Sunday, March 22, 2009

Beaten : Deadly Creatures

Two things I like but are rare in the videogame world - refreshingly new ideas, and hardcore games on the Wii - came together last month with the release of Deadly Creatures, a great little action - adventure game where the player guides both a tarantula and a scorpion through one of the most unique gaming experiences seen in this generation.

Arachnophobes stay away, as the realistic, creepy - crawly presentation was enough to make my wife say "Eeeeew!" when she would walk into the living room and catch me playing the game. The creatures (except for the two human characters, voiced by Billy Bob Thornton and Dennis Hopper) and environments are lifelike, not cartoony, and the tension is hightened by superbly moody music.

The nunchuck is used to move and everything else is used to fight. This is a combat and exploration game, and there are a ton of moves and abilities to unlock as the player progresses through the it's ten levels. The controls work generally well, but some of the more sophisticed moves are hard to pull off with any consistency. I seemed to revert to more basic moves in the heat of battle and did just fine, and if I pulled off a complex combo move, more the better.

One move that vexed me at first was one for the scorpion where the player twists the Wii remote 180 degrees and the scorpion is supposed to burrow into the ground, and then burst out at enemies above. It took some trial and error to figure out that you had to twist it slow, lest it count as a sideways movement and thus result in a tail swipe.

Fortunately, the moves that players unlock are easily reviewed from the pause menu, so they can stop and look them up at their leisure. There are moves unique to each of the deadly creatures you contol, with the tarantula having some web-spinning and stealth attack skills and the scorpion being more of a tough-guy "tank", usually getting the best head-on attacks and killer combos.

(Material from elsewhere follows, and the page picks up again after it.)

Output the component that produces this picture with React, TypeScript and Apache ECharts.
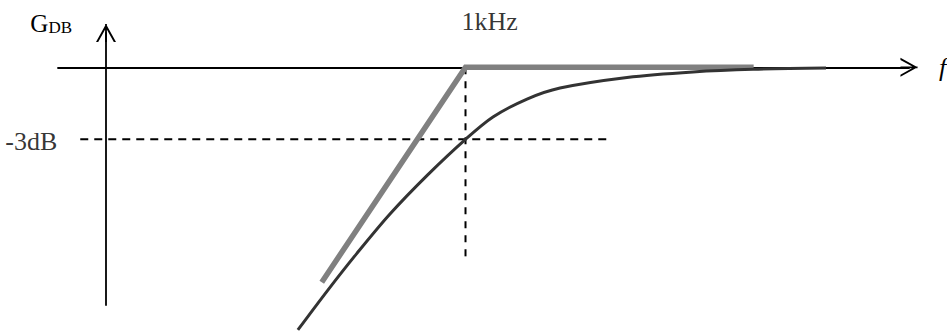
import React, { useEffect, useRef } from "react";
import * as echarts from "echarts";

// Measured magnitude response of the high-pass stage (frequency in Hz, gain in dB)
const curveHz = [294, 364, 453, 576, 760, 1000, 1222, 1567, 1994, 3253, 5265, 8163, 13910];
const curveDb = [-10.94, -9.32, -7.74, -6.11, -4.47, -3, -2.07, -1.32, -0.86, -0.42, -0.19, -0.08, -0.03];

// Straight-line (asymptotic) approximation
const asymptoteHz = [350, 1000, 8200];
const asymptoteDb = [-8.95, 0, 0];

// Cut-off point and its guide lines
const cutoffHz = 1000;
const cutoffDb = -3;
const levelGuideHz = [60, 2800];
const cutoffGuideDb = [0, -8];

// Axis ranges
const freqRange = [51, 25500];
const gainRange = [-9.9, 1.43];

// Texts
const cutoffLabel = "1kHz";
const levelLabel = "-3dB";
const gainName = "G";
const gainSub = "DB";
const freqName = "f";

const SERIF = "Liberation Serif";

// Open chevron arrow head (pointing up) with a stem running to the tip
const ARROW =
  "path://M10 0 L20 18 L17.8 18 L10 4 L2.2 18 L0 18 Z M9.1 0 L10.9 0 L10.9 18 L9.1 18 Z";

const axisLineStyle = { color: "#000", width: 1.8 };

export default function App() {
  const ref = useRef<HTMLDivElement>(null);

  useEffect(() => {
    if (!ref.current) return;
    const chart = echarts.init(ref.current, undefined, { renderer: "svg" });

    const option: any = {
      animation: false,
      backgroundColor: "#fff",
      grid: {
        left: 58,
        right: 38,
        top: 33,
        bottom: 27,
        containLabel: false,
        outerBoundsMode: "none",
      },
      xAxis: {
        type: "log",
        logBase: 10,
        min: freqRange[0],
        max: freqRange[1],
        axisLine: {
          show: true,
          onZero: true,
          symbol: ["none", ARROW],
          symbolSize: [19, 18],
          lineStyle: axisLineStyle,
        },
        axisTick: { show: false },
        axisLabel: { show: false },
        splitLine: { show: false },
        minorTick: { show: false },
        minorSplitLine: { show: false },
        name: freqName,
        nameLocation: "end",
        nameGap: 30,
        nameTextStyle: {
          fontFamily: SERIF,
          fontStyle: "italic",
          fontSize: 26,
          color: "#000",
        },
      },
      yAxis: {
        type: "value",
        min: gainRange[0],
        max: gainRange[1],
        offset: -48,
        axisLine: {
          show: true,
          onZero: false,
          symbol: ["none", ARROW],
          symbolSize: [20, 18],
          lineStyle: axisLineStyle,
        },
        axisTick: { show: false },
        axisLabel: { show: false },
        splitLine: { show: false },
        name: `{g|${gainName}}{s|${gainSub}}`,
        nameLocation: "end",
        nameGap: 10,
        nameTextStyle: {
          align: "right",
          verticalAlign: "middle",
          padding: [0, 34, 0, 0],
          rich: {
            g: { fontFamily: SERIF, fontSize: 25, color: "#000" },
            s: { fontFamily: SERIF, fontSize: 17, color: "#000", verticalAlign: "bottom" },
          },
        },
      },
      series: [
        {
          type: "line",
          silent: true,
          symbol: "none",
          clip: false,
          data: levelGuideHz.map((f) => [f, cutoffDb]),
          lineStyle: { color: "#000", width: 2, type: [8, 6] },
        },
        {
          type: "line",
          silent: true,
          symbol: "none",
          clip: false,
          data: cutoffGuideDb.map((g) => [cutoffHz, g]),
          lineStyle: { color: "#000", width: 2, type: [7, 7] },
        },
        {
          type: "line",
          silent: true,
          symbol: "none",
          clip: false,
          data: asymptoteHz.map((f, i) => [f, asymptoteDb[i]]),
          lineStyle: { color: "#808080", width: 5.5, join: "miter", cap: "butt" },
        },
        {
          type: "line",
          silent: true,
          symbol: "none",
          clip: false,
          smooth: 0.3,
          data: curveHz.map((f, i) => [f, curveDb[i]]),
          lineStyle: { color: "#333333", width: 3, cap: "butt" },
        },
        {
          type: "scatter",
          silent: true,
          symbolSize: 0,
          data: [
            {
              value: [cutoffHz, 0],
              label: {
                show: true,
                formatter: cutoffLabel,
                position: "top",
                distance: 33,
                align: "left",
                offset: [-4, 0],
                fontFamily: SERIF,
                fontSize: 26,
                color: "#000",
              },
            },
            {
              value: [levelGuideHz[0], cutoffDb],
              label: {
                show: true,
                formatter: levelLabel,
                position: "left",
                distance: 23,
                offset: [0, 2],
                fontFamily: SERIF,
                fontSize: 26,
                color: "#000",
              },
            },
          ],
        },
      ],
    };

    chart.setOption(option);
    return () => chart.dispose();
  }, []);

  return (
    <div
      ref={ref}
      style={{ position: "fixed", left: 0, top: 0, width: 947, height: 332 }}
    />
  );
}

There are finishing moves, too, presented with those old favorites of mine, quicktime events. Press C or Press A or move the Wii remote and nunchuck downwards all of a sudden, in response to onscreen prompts, to get great cinematic finishes on some of your foes. Those crunching sounds can be very satisfying after a long battle.

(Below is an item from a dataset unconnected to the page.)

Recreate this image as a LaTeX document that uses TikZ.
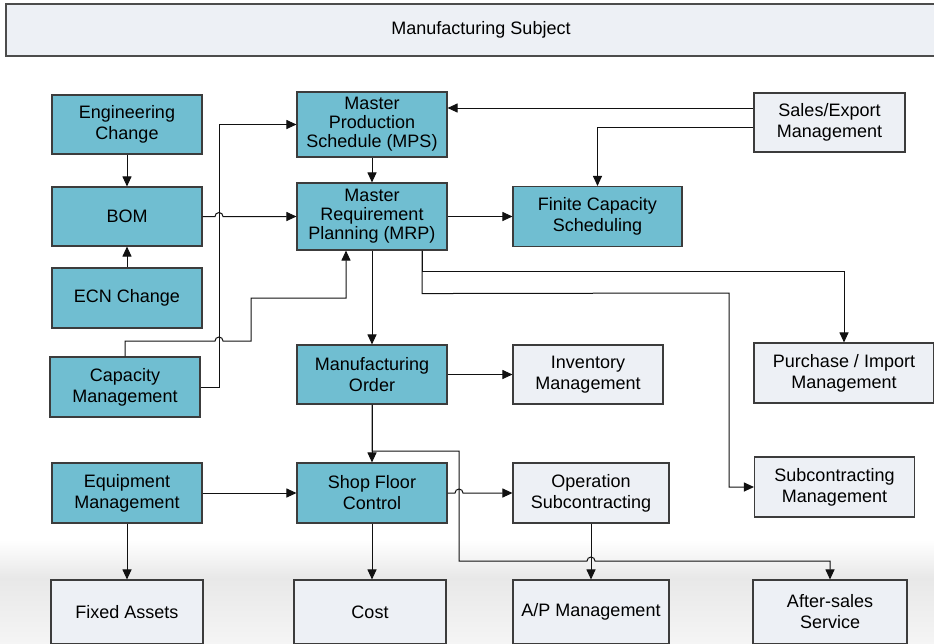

The foes are great, too - ranging from other spiders and scorpions to beetles, wasps, small lizards, mantises, and rats. Bosses include a gila monster, rattlesnake, and a redneck. There's enough variety in the foes and their attacks to keep it fresh, and they are often quite challenging.

The player has no control over which of the deadly creatures they are playing, which might seen like a bad design decision to some, but makes perfect sense when the big picture is looked at. The story of Deadly Creatures is a concurrent one of a tarantula and a scorpion, both taking mostly different paths to the same conclusion. Their paths cross sometimes, but usually only briefly.

So play alternates between the two for each level played and the story unfolds, very deftly and cleverly crafted. This leads to some backtracking through the same areas a few times in the begining of the game, which may lead some players feeling a degree of tedium, seeing those areas over and over again. Trust me on this - it's totally worth playing through those first six or seven levels to see the last three.

In addition, the design of the levels is very good, with some gravity-twisting, dizzying viewpoints reached in some areas thanks to the ability to climb up walls and ceilings. There were several "which way is up" points that reminded me once again of Super Mario Galaxy, and more recently Prey.

Saves are frequent enough to avoid frustration, and health (gained through eating grubs and crickets) is fairly easy to regenerate. There are collection quests (find all the grubs and green crickets) that are tallied up for each level, hidden areas where these things are stashed, and concept art galleries to unlock. Other bonus features include behind the scenes interviews with Billy Bob Thornton and Dennis Hopper.

Bravo to the folks at Rainbow Studios for creating such a unique and moody game, and kudos to the suits at THQ for taking a chance and publishing it. With this title and ones like Madworld, it seems like the long drought of great Wii games is over, and hopefully these games will do well enough to encourage more innovative and/or hardocre releases for the system.